# Objective:
All of the lines below are to be transcribed faithfully, with pictures excluded from the copy.

# Material provided:

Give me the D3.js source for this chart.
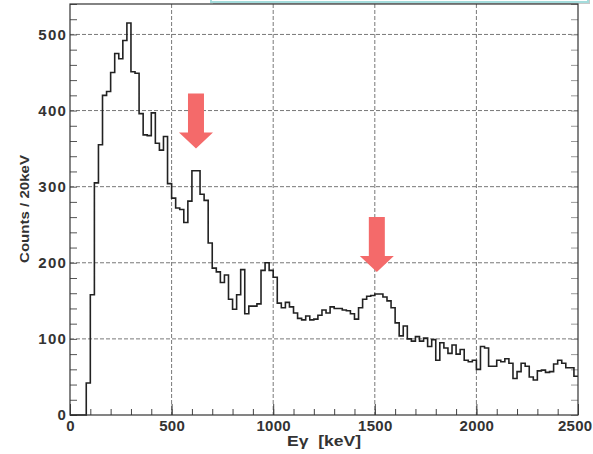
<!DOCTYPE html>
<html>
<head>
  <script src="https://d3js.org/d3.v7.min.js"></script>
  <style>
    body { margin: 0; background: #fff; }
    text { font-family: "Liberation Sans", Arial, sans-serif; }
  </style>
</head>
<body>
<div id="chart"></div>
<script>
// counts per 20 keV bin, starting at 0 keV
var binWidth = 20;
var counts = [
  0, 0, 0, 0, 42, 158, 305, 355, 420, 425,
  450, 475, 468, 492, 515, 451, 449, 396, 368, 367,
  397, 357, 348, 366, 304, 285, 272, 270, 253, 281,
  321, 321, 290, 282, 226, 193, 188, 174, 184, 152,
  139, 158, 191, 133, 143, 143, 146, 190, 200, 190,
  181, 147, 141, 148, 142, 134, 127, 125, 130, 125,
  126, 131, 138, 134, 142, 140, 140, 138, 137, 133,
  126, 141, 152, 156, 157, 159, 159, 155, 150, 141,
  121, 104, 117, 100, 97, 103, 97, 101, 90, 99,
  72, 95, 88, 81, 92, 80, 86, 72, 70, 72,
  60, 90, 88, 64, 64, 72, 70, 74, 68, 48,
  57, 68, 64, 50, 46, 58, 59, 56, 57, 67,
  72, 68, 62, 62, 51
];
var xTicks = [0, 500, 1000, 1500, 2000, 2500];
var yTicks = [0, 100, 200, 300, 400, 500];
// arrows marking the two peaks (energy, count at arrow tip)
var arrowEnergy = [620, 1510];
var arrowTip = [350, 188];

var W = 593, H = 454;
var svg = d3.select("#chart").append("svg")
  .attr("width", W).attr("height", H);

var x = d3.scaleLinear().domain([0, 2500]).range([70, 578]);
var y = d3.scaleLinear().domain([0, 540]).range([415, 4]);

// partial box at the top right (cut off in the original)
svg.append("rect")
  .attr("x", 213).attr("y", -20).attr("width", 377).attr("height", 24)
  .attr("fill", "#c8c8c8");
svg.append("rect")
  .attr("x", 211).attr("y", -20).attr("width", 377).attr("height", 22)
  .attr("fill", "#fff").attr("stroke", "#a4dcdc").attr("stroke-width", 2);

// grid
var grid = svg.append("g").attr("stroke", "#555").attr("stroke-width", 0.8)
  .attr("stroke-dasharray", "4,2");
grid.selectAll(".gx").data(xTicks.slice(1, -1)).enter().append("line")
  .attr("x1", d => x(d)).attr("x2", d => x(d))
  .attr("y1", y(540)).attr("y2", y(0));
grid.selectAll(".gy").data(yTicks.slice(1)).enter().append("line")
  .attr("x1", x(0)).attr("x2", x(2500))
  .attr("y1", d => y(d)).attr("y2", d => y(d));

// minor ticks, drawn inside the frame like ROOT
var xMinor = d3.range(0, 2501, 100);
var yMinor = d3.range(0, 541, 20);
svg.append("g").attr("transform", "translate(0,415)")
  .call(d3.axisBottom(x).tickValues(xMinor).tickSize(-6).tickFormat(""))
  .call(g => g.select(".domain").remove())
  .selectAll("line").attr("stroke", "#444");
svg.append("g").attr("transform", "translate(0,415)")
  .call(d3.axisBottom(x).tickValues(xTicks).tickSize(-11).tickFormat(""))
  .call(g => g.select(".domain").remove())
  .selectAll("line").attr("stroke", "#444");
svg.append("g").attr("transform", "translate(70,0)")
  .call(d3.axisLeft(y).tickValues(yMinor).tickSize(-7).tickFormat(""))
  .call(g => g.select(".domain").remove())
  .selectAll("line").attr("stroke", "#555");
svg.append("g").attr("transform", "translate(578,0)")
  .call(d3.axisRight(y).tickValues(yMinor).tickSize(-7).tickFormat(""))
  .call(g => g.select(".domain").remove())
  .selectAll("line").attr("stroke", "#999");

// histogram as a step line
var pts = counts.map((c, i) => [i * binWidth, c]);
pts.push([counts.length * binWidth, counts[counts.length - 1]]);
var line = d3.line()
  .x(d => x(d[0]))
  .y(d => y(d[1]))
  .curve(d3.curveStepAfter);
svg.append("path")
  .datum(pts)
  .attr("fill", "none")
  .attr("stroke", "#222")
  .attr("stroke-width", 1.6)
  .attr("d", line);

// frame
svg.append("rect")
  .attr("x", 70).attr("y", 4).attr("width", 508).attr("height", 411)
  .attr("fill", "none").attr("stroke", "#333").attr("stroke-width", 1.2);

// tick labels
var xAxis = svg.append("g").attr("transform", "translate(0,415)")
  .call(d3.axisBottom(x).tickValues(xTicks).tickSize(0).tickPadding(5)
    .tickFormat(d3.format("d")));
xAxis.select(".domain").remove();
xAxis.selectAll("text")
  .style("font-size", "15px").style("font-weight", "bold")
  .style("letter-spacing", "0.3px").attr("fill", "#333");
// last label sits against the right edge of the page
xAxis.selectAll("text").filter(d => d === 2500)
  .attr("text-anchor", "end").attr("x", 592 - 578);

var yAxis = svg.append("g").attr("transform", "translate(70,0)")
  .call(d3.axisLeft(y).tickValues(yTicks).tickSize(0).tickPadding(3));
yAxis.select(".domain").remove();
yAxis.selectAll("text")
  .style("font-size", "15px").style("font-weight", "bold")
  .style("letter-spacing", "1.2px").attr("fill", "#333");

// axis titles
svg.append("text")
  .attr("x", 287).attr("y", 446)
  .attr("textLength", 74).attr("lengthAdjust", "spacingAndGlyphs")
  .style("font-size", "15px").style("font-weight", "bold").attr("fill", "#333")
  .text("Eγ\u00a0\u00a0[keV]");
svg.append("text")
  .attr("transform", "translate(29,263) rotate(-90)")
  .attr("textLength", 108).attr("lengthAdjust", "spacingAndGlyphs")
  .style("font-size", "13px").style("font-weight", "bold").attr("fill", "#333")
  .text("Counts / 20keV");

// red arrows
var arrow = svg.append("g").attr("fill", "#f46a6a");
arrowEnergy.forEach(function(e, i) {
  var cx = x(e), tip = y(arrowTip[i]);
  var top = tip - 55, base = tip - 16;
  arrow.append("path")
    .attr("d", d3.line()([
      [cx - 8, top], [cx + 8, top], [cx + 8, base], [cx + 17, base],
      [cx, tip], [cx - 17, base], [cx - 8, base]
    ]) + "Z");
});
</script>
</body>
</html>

# Output for this exercise:
Give me the D3.js source for this chart.
<!DOCTYPE html>
<html>
<head>
  <script src="https://d3js.org/d3.v7.min.js"></script>
  <style>
    body { margin: 0; background: #fff; }
    text { font-family: "Liberation Sans", Arial, sans-serif; }
  </style>
</head>
<body>
<div id="chart"></div>
<script>
// counts per 20 keV bin, starting at 0 keV
var binWidth = 20;
var counts = [
  0, 0, 0, 0, 42, 158, 305, 355, 420, 425,
  450, 475, 468, 492, 515, 451, 449, 396, 368, 367,
  397, 357, 348, 366, 304, 285, 272, 270, 253, 281,
  321, 321, 290, 282, 226, 193, 188, 174, 184, 152,
  139, 158, 191, 133, 143, 143, 146, 190, 200, 190,
  181, 147, 141, 148, 142, 134, 127, 125, 130, 125,
  126, 131, 138, 134, 142, 140, 140, 138, 137, 133,
  126, 141, 152, 156, 157, 159, 159, 155, 150, 141,
  121, 104, 117, 100, 97, 103, 97, 101, 90, 99,
  72, 95, 88, 81, 92, 80, 86, 72, 70, 72,
  60, 90, 88, 64, 64, 72, 70, 74, 68, 48,
  57, 68, 64, 50, 46, 58, 59, 56, 57, 67,
  72, 68, 62, 62, 51
];
var xTicks = [0, 500, 1000, 1500, 2000, 2500];
var yTicks = [0, 100, 200, 300, 400, 500];
// arrows marking the two peaks (energy, count at arrow tip)
var arrowEnergy = [620, 1510];
var arrowTip = [350, 188];

var W = 593, H = 454;
var svg = d3.select("#chart").append("svg")
  .attr("width", W).attr("height", H);

var x = d3.scaleLinear().domain([0, 2500]).range([70, 578]);
var y = d3.scaleLinear().domain([0, 540]).range([415, 4]);

// partial box at the top right (cut off in the original)
svg.append("rect")
  .attr("x", 213).attr("y", -20).attr("width", 377).attr("height", 24)
  .attr("fill", "#c8c8c8");
svg.append("rect")
  .attr("x", 211).attr("y", -20).attr("width", 377).attr("height", 22)
  .attr("fill", "#fff").attr("stroke", "#a4dcdc").attr("stroke-width", 2);

// grid
var grid = svg.append("g").attr("stroke", "#555").attr("stroke-width", 0.8)
  .attr("stroke-dasharray", "4,2");
grid.selectAll(".gx").data(xTicks.slice(1, -1)).enter().append("line")
  .attr("x1", d => x(d)).attr("x2", d => x(d))
  .attr("y1", y(540)).attr("y2", y(0));
grid.selectAll(".gy").data(yTicks.slice(1)).enter().append("line")
  .attr("x1", x(0)).attr("x2", x(2500))
  .attr("y1", d => y(d)).attr("y2", d => y(d));

// minor ticks, drawn inside the frame like ROOT
var xMinor = d3.range(0, 2501, 100);
var yMinor = d3.range(0, 541, 20);
svg.append("g").attr("transform", "translate(0,415)")
  .call(d3.axisBottom(x).tickValues(xMinor).tickSize(-6).tickFormat(""))
  .call(g => g.select(".domain").remove())
  .selectAll("line").attr("stroke", "#444");
svg.append("g").attr("transform", "translate(0,415)")
  .call(d3.axisBottom(x).tickValues(xTicks).tickSize(-11).tickFormat(""))
  .call(g => g.select(".domain").remove())
  .selectAll("line").attr("stroke", "#444");
svg.append("g").attr("transform", "translate(70,0)")
  .call(d3.axisLeft(y).tickValues(yMinor).tickSize(-7).tickFormat(""))
  .call(g => g.select(".domain").remove())
  .selectAll("line").attr("stroke", "#555");
svg.append("g").attr("transform", "translate(578,0)")
  .call(d3.axisRight(y).tickValues(yMinor).tickSize(-7).tickFormat(""))
  .call(g => g.select(".domain").remove())
  .selectAll("line").attr("stroke", "#999");

// histogram as a step line
var pts = counts.map((c, i) => [i * binWidth, c]);
pts.push([counts.length * binWidth, counts[counts.length - 1]]);
var line = d3.line()
  .x(d => x(d[0]))
  .y(d => y(d[1]))
  .curve(d3.curveStepAfter);
svg.append("path")
  .datum(pts)
  .attr("fill", "none")
  .attr("stroke", "#222")
  .attr("stroke-width", 1.6)
  .attr("d", line);

// frame
svg.append("rect")
  .attr("x", 70).attr("y", 4).attr("width", 508).attr("height", 411)
  .attr("fill", "none").attr("stroke", "#333").attr("stroke-width", 1.2);

// tick labels
var xAxis = svg.append("g").attr("transform", "translate(0,415)")
  .call(d3.axisBottom(x).tickValues(xTicks).tickSize(0).tickPadding(5)
    .tickFormat(d3.format("d")));
xAxis.select(".domain").remove();
xAxis.selectAll("text")
  .style("font-size", "15px").style("font-weight", "bold")
  .style("letter-spacing", "0.3px").attr("fill", "#333");
// last label sits against the right edge of the page
xAxis.selectAll("text").filter(d => d === 2500)
  .attr("text-anchor", "end").attr("x", 592 - 578);

var yAxis = svg.append("g").attr("transform", "translate(70,0)")
  .call(d3.axisLeft(y).tickValues(yTicks).tickSize(0).tickPadding(3));
yAxis.select(".domain").remove();
yAxis.selectAll("text")
  .style("font-size", "15px").style("font-weight", "bold")
  .style("letter-spacing", "1.2px").attr("fill", "#333");

// axis titles
svg.append("text")
  .attr("x", 287).attr("y", 446)
  .attr("textLength", 74).attr("lengthAdjust", "spacingAndGlyphs")
  .style("font-size", "15px").style("font-weight", "bold").attr("fill", "#333")
  .text("Eγ\u00a0\u00a0[keV]");
svg.append("text")
  .attr("transform", "translate(29,263) rotate(-90)")
  .attr("textLength", 108).attr("lengthAdjust", "spacingAndGlyphs")
  .style("font-size", "13px").style("font-weight", "bold").attr("fill", "#333")
  .text("Counts / 20keV");

// red arrows
var arrow = svg.append("g").attr("fill", "#f46a6a");
arrowEnergy.forEach(function(e, i) {
  var cx = x(e), tip = y(arrowTip[i]);
  var top = tip - 55, base = tip - 16;
  arrow.append("path")
    .attr("d", d3.line()([
      [cx - 8, top], [cx + 8, top], [cx + 8, base], [cx + 17, base],
      [cx, tip], [cx - 17, base], [cx - 8, base]
    ]) + "Z");
});
</script>
</body>
</html>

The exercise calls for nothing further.